Skill at Taking Depositions Brings Victories in the Courtroom

Chicago Lawyer September 1, 1994

By Robert A. Clifford

Trials are won or lost at the deposition stage.

It’s true.

And it’s tiring to see some lawyers assiduously prepare for trial while putting forth little or no effort to prepare for a deposition. The real work begins prior to talking with the first witness, perhaps years before the trial date.

Good trial lawyers understand this. And good trial lawyers generally take good depositions. They are masters in the art of discovery. They understand the bigger picture of how a deposition fits into the trial process.

They realize they must enter the deposition with a plan – it must have a beginning, a middle and an end. It must have a theme. It must have a cause and an effect.

The challenge of the deposition is to use it to make your case. It is at this point in the process that you best begin to formulate a trial strategy. Know where you want to go and have a sense of what the answer is going to be. Begin testing inferences and hunches.

The deposition never should be a series of light bulbs going off in the examiner’s head. The object of most depositions is not to learn new information. It is to find out what evidence can be limited at trial.

The lawyer does this by, first, becoming intimate with the facts and by, next, drawing inferences from those facts. You demonstrate your credibility with the witness and ultimately at trial through your command of the facts.

You also must know your idiosyncrasies. Read your own transcripts, not just for content but also for style. See how you can make your questions more precise and not subject to multiple interpretations. All roads lead to trial; and, therefore, you may need to rely upon the precision of your deposition questions at the trial.

And you must stay focused. This can be difficult when there are a lot of lawyers involved. I have been at depositions with 40 attorneys in the room. Staying focused means ignoring their objections.

That means don’t be deliberately argumentative. Ranting and raving is frequently regarded as a sign of weakness. Every time you argue, the other side stands to gain valuable information about your position, which is preserved in the record. A deposition should not turn into a debate between lawyers. It is not the time to score rhetorical points against the other side.

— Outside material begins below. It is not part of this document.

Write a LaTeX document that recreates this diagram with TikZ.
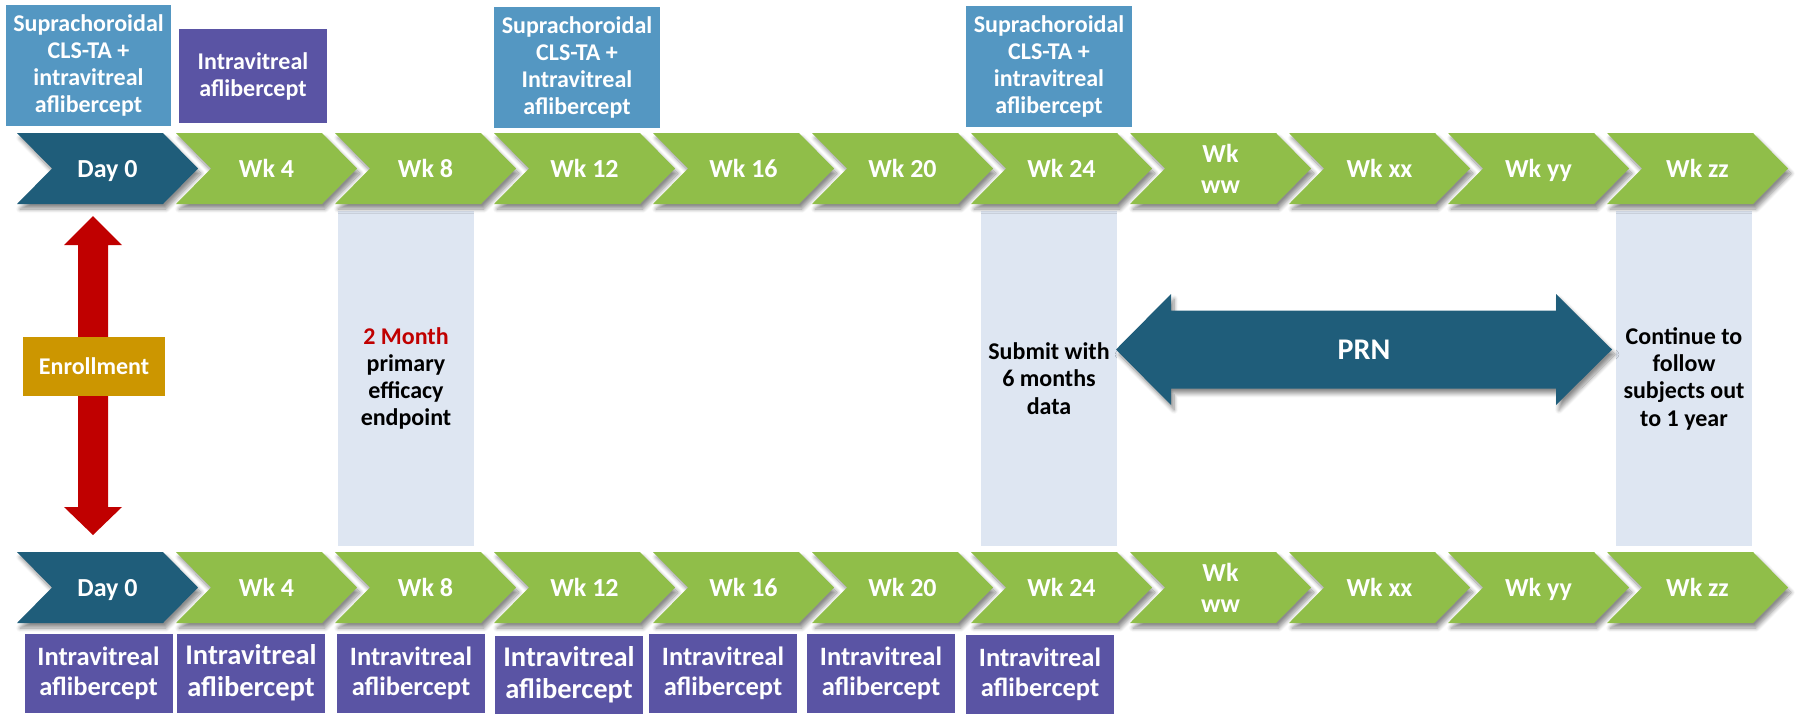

You need to be aggressive. When you are on the attack, you have to expose the witness’ bias and get admissions. Don’t let the witness off the hook until you get what you want. Exhaust the areas the deponent knows as well as those he doesn’t know. Get the witness to commit to a version of the facts.

Are you prepared to deal with the overtly hostile witness? What about ebullient friendliness? What about any attitude in between? You set the pace. You must maintain control. Much may be at stake, and emotions may be highly charged. But try to establish a conversation with the witness, making him or her comfortable to obtain the truth. A friendly, helpful demeanor can encourage the witness to be responsive.

Video depositions provide an interesting challenge in this regard. Generally, I try to plan for the use of one or two video depositions at each trial. When witness scheduling at trial is not flowing properly, the videos fill in a time gap without wasting the jurors’ time. Jurors appreciate your concern for condensing the testimony in as short a time as possible.

But before taking a video deposition yourself, know your own style. Long pauses or frequent “OKs” are lost in print. On tape, these habits can become aggravating.

Also, if you are facing an attorney who constantly whispers responses to the witness so that the testimony is not spontaneous, a video dep is a sure cure to end the unfair coaching.

Deposing an opponent’s expert poses some peculiar problems as you try to gain insight into your adversary’s theories of the case and some views on important pieces of evidence.

Frequently, it is the examiner’s job to demonstrate the inadequacy of the expert’s expertise, investigation or performance. I think achieving this goal particularly is crucial with the so-called “professional” witness. Typically this expert is over-extended – testifying in San Francisco yesterday, in Dallas today and in Cincinnati tomorrow. This expert usually lacks fluency of the facts.

One time I found myself in the uncomfortable position of flying to Seattle just to turn around and catch a plane with my expert to review the facts of the case. The plane trip was his only time available before trial. And that is the lawyer’s job. A lack of familiarity with the facts on the part of the expert is the lawyer’s fault.

One further note on experts: Check their credentials. In the past I tended to believe a professional if he or she made a claim about their backgrounds. But no more.

In the last five years, I have noticed inflated and exaggerated statements on curriculum vitaes and resumes. It may be grunt work to uncover the discrepancies, information that generally should be held off until trial, but it could pay off because the name of the game is credibility.

Above all else, lawyers win cases on credibility. And building that credibility starts at the deposition stage.

With courtesy, fairness and professionalism, justice will emerge, assuring the truthful disclosure of relevant facts.

It must be remembered that litigation ultimately is a search for truth. It is not a battle to the death.